▸ Given instruction
Leave the pictures out, and retype all of the material exactly as written.

▸ Dataset content

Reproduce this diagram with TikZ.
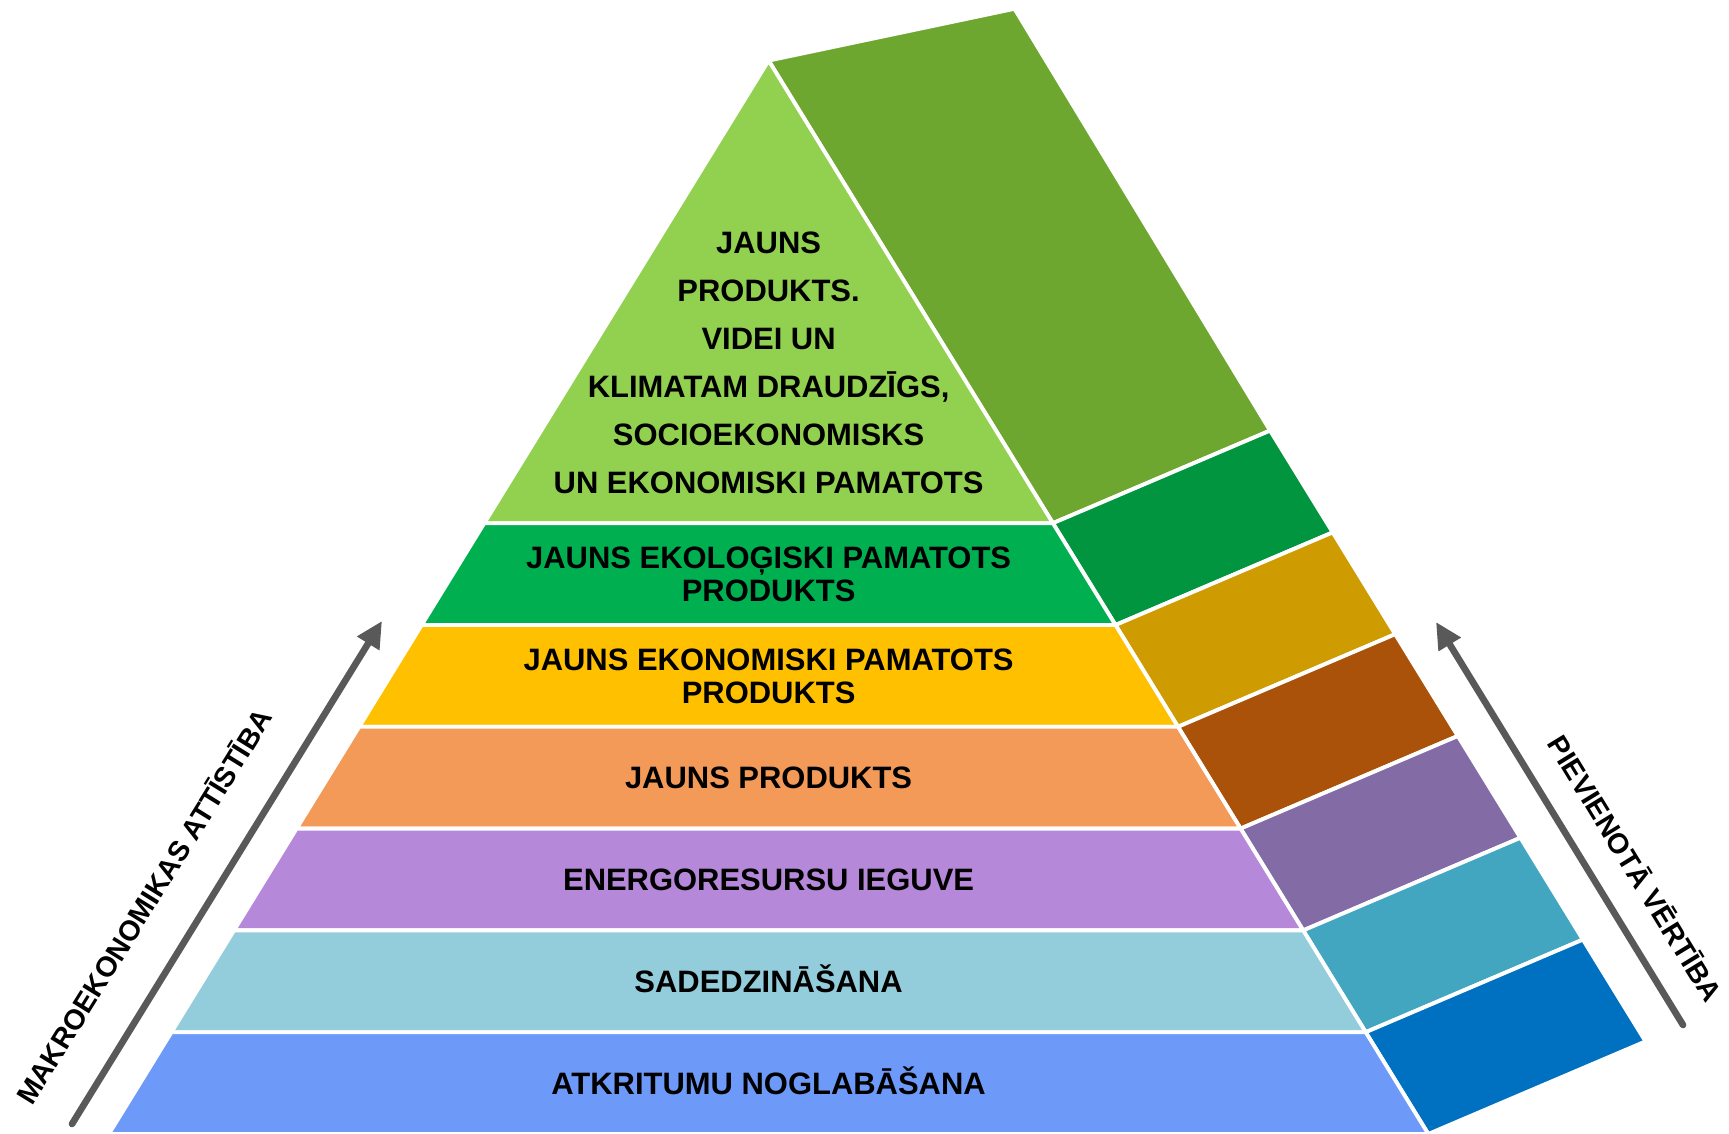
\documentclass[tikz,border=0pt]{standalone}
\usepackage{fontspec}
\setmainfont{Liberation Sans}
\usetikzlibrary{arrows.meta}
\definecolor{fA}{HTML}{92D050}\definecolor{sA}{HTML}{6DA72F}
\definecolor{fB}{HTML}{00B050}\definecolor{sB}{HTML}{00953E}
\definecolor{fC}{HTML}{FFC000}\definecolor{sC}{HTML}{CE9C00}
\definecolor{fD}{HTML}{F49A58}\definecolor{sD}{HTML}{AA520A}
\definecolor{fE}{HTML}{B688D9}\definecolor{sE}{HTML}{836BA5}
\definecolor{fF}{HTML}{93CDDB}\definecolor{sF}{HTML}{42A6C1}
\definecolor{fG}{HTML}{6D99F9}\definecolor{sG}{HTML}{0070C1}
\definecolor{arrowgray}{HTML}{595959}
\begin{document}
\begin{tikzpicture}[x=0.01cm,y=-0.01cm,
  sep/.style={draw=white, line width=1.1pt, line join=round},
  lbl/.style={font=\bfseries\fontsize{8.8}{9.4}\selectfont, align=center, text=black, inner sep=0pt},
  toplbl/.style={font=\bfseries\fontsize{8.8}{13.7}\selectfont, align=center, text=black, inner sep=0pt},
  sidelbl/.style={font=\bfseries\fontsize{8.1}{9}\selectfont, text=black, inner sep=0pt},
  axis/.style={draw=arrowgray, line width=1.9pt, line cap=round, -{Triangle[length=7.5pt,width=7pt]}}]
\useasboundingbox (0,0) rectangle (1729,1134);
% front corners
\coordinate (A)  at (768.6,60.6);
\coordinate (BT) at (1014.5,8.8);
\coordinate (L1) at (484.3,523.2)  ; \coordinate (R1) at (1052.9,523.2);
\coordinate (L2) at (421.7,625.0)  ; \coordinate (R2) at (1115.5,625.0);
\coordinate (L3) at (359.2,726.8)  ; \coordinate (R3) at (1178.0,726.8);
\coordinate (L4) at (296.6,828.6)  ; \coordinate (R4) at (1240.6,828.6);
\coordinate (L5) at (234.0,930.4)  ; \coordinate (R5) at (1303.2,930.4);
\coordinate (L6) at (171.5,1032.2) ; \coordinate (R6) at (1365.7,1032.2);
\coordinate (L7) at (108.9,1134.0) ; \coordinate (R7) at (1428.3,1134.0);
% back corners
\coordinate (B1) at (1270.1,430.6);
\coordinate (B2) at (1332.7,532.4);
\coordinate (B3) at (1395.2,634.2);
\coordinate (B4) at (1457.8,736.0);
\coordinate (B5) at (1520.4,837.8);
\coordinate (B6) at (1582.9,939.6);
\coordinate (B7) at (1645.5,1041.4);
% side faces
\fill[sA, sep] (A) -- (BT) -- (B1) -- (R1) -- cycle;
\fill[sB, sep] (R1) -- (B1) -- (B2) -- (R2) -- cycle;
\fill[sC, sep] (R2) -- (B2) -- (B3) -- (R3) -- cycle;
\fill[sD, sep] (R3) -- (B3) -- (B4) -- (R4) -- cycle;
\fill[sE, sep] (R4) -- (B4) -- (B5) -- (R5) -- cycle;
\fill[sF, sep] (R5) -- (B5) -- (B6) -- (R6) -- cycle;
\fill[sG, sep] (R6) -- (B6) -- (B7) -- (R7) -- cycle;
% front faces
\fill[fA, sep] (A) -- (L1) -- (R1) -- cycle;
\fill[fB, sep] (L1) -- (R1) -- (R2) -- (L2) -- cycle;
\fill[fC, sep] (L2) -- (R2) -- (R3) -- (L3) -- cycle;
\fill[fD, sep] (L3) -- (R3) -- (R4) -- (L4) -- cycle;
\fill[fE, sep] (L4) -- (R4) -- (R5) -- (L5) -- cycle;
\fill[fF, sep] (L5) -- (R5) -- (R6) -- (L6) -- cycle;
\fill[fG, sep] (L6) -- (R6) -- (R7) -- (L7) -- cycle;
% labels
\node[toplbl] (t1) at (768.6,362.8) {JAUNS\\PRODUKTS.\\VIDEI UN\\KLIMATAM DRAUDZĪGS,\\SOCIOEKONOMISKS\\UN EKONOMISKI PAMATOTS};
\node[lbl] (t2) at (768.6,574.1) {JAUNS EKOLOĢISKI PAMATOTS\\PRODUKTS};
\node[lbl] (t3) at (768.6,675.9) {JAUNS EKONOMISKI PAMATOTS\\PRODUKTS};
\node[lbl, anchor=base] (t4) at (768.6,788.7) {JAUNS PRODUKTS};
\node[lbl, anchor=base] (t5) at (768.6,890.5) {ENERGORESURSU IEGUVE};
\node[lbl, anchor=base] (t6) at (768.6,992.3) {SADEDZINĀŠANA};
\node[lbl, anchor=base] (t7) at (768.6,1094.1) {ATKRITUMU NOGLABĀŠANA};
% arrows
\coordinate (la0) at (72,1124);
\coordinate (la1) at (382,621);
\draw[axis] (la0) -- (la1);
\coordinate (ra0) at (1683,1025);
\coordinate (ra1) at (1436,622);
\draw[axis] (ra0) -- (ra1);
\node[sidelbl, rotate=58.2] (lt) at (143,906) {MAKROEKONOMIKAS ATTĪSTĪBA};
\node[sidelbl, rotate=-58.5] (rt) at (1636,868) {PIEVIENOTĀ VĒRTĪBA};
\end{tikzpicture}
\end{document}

▸ The reply
Reproduce this diagram with TikZ.
\documentclass[tikz,border=0pt]{standalone}
\usepackage{fontspec}
\setmainfont{Liberation Sans}
\usetikzlibrary{arrows.meta}
\definecolor{fA}{HTML}{92D050}\definecolor{sA}{HTML}{6DA72F}
\definecolor{fB}{HTML}{00B050}\definecolor{sB}{HTML}{00953E}
\definecolor{fC}{HTML}{FFC000}\definecolor{sC}{HTML}{CE9C00}
\definecolor{fD}{HTML}{F49A58}\definecolor{sD}{HTML}{AA520A}
\definecolor{fE}{HTML}{B688D9}\definecolor{sE}{HTML}{836BA5}
\definecolor{fF}{HTML}{93CDDB}\definecolor{sF}{HTML}{42A6C1}
\definecolor{fG}{HTML}{6D99F9}\definecolor{sG}{HTML}{0070C1}
\definecolor{arrowgray}{HTML}{595959}
\begin{document}
\begin{tikzpicture}[x=0.01cm,y=-0.01cm,
  sep/.style={draw=white, line width=1.1pt, line join=round},
  lbl/.style={font=\bfseries\fontsize{8.8}{9.4}\selectfont, align=center, text=black, inner sep=0pt},
  toplbl/.style={font=\bfseries\fontsize{8.8}{13.7}\selectfont, align=center, text=black, inner sep=0pt},
  sidelbl/.style={font=\bfseries\fontsize{8.1}{9}\selectfont, text=black, inner sep=0pt},
  axis/.style={draw=arrowgray, line width=1.9pt, line cap=round, -{Triangle[length=7.5pt,width=7pt]}}]
\useasboundingbox (0,0) rectangle (1729,1134);
% front corners
\coordinate (A)  at (768.6,60.6);
\coordinate (BT) at (1014.5,8.8);
\coordinate (L1) at (484.3,523.2)  ; \coordinate (R1) at (1052.9,523.2);
\coordinate (L2) at (421.7,625.0)  ; \coordinate (R2) at (1115.5,625.0);
\coordinate (L3) at (359.2,726.8)  ; \coordinate (R3) at (1178.0,726.8);
\coordinate (L4) at (296.6,828.6)  ; \coordinate (R4) at (1240.6,828.6);
\coordinate (L5) at (234.0,930.4)  ; \coordinate (R5) at (1303.2,930.4);
\coordinate (L6) at (171.5,1032.2) ; \coordinate (R6) at (1365.7,1032.2);
\coordinate (L7) at (108.9,1134.0) ; \coordinate (R7) at (1428.3,1134.0);
% back corners
\coordinate (B1) at (1270.1,430.6);
\coordinate (B2) at (1332.7,532.4);
\coordinate (B3) at (1395.2,634.2);
\coordinate (B4) at (1457.8,736.0);
\coordinate (B5) at (1520.4,837.8);
\coordinate (B6) at (1582.9,939.6);
\coordinate (B7) at (1645.5,1041.4);
% side faces
\fill[sA, sep] (A) -- (BT) -- (B1) -- (R1) -- cycle;
\fill[sB, sep] (R1) -- (B1) -- (B2) -- (R2) -- cycle;
\fill[sC, sep] (R2) -- (B2) -- (B3) -- (R3) -- cycle;
\fill[sD, sep] (R3) -- (B3) -- (B4) -- (R4) -- cycle;
\fill[sE, sep] (R4) -- (B4) -- (B5) -- (R5) -- cycle;
\fill[sF, sep] (R5) -- (B5) -- (B6) -- (R6) -- cycle;
\fill[sG, sep] (R6) -- (B6) -- (B7) -- (R7) -- cycle;
% front faces
\fill[fA, sep] (A) -- (L1) -- (R1) -- cycle;
\fill[fB, sep] (L1) -- (R1) -- (R2) -- (L2) -- cycle;
\fill[fC, sep] (L2) -- (R2) -- (R3) -- (L3) -- cycle;
\fill[fD, sep] (L3) -- (R3) -- (R4) -- (L4) -- cycle;
\fill[fE, sep] (L4) -- (R4) -- (R5) -- (L5) -- cycle;
\fill[fF, sep] (L5) -- (R5) -- (R6) -- (L6) -- cycle;
\fill[fG, sep] (L6) -- (R6) -- (R7) -- (L7) -- cycle;
% labels
\node[toplbl] (t1) at (768.6,362.8) {JAUNS\\PRODUKTS.\\VIDEI UN\\KLIMATAM DRAUDZĪGS,\\SOCIOEKONOMISKS\\UN EKONOMISKI PAMATOTS};
\node[lbl] (t2) at (768.6,574.1) {JAUNS EKOLOĢISKI PAMATOTS\\PRODUKTS};
\node[lbl] (t3) at (768.6,675.9) {JAUNS EKONOMISKI PAMATOTS\\PRODUKTS};
\node[lbl, anchor=base] (t4) at (768.6,788.7) {JAUNS PRODUKTS};
\node[lbl, anchor=base] (t5) at (768.6,890.5) {ENERGORESURSU IEGUVE};
\node[lbl, anchor=base] (t6) at (768.6,992.3) {SADEDZINĀŠANA};
\node[lbl, anchor=base] (t7) at (768.6,1094.1) {ATKRITUMU NOGLABĀŠANA};
% arrows
\coordinate (la0) at (72,1124);
\coordinate (la1) at (382,621);
\draw[axis] (la0) -- (la1);
\coordinate (ra0) at (1683,1025);
\coordinate (ra1) at (1436,622);
\draw[axis] (ra0) -- (ra1);
\node[sidelbl, rotate=58.2] (lt) at (143,906) {MAKROEKONOMIKAS ATTĪSTĪBA};
\node[sidelbl, rotate=-58.5] (rt) at (1636,868) {PIEVIENOTĀ VĒRTĪBA};
\end{tikzpicture}
\end{document}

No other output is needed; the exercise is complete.